The Māori Council is holding its own hui on New Zealand's response to COVID-19 following a lack of Māori representation at Epidemic Response Committee meetings, it says.
The executive director of the council Matthew Tukaki says Māori already have a lot of social determinants against them including higher than average unemployment rates, suicide prevention and mental health issues, and a larger homeless community. It's a "big issue" that could be heightened due to the pandemic.
"My fear is that we exit COVID-19 and every social determinant has been amplified. This is at a time when the Māori community has been mobilising across the nation. Everything from kai packs and checking on kaumātua and kuia - our Māori wardens have been out there doing amazing work," Tukaki told The Project.
He says many Māori groups and organisations have been ignored by the Epidemic Response Committee, including the Māori Council.

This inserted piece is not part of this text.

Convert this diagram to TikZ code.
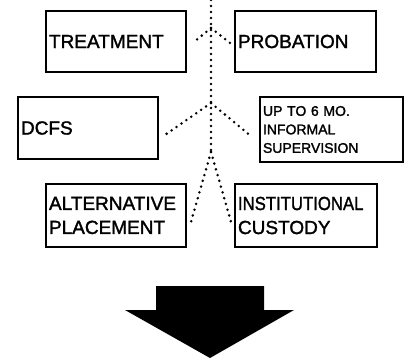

"We've been waiting for the invitation. We're also very unique in that we have our own active parliament - we're the only statutory body representative of Māori in the country. And yet Simon Bridges, chair on the epidemic committee, has not just ignored us but ignored just about every Māori organisation around town.
Tukaki reached out and "had a crack" at Bridges for the lack of Māori representation on the committee.
"I'll be honest, I gave him the verbal flying jandal and said, 'Why is it you don't want to hear from Māori? What is it about what you're trying to achieve here that excludes us at a time when everybody knows that those social determinants are only going to be amplified and get worse? Are you afraid of hearing our stories?'
"Quite honestly, if he doesn't act, the Māori Council will act in its own right."
He says the council will hold its own hui live on Facebook at 12pm next Monday about New Zealand's future post-COVID-19. Māori people and organisations are encouraged to appear, have a conversation and share their experiences about the pandemic.
"While it's our right to appear before that committee, it will also be our right if we're not included and we'll hold our own forum. Also, it's open to all New Zealanders, not just Māori."
Tukaki's reasoning for wanting more Māori groups on the Epidemic Response Committee is because it feels like they're "never engaged".
"We are partners in this endeavour, Māori and non-Māori alike. But often it feels as if we're left behind sitting at the back of the bus, we're never engaged. And when they do want to engage us it's like a brown box-ticking exercise, and that has got to end.
"We need a nation-building plan that's inclusive of both the Treaty [of Waitangi] partners but also all New Zealanders at the same time."
Bridges says it's his aspiration to hear from more Māori at the committee, and he's considering a day dedicated to hearing from them.
"It's always the aspiration to hear from more folk at the committee, I can tell you quite clearly I probably have 50 proposals from really significant bodies and agencies who want to come along," he said on Tuesday.
But he couldn't confirm when Māori would appear at the committee.
"It does depend a bit though on how long the committee goes for, we're full this week of course."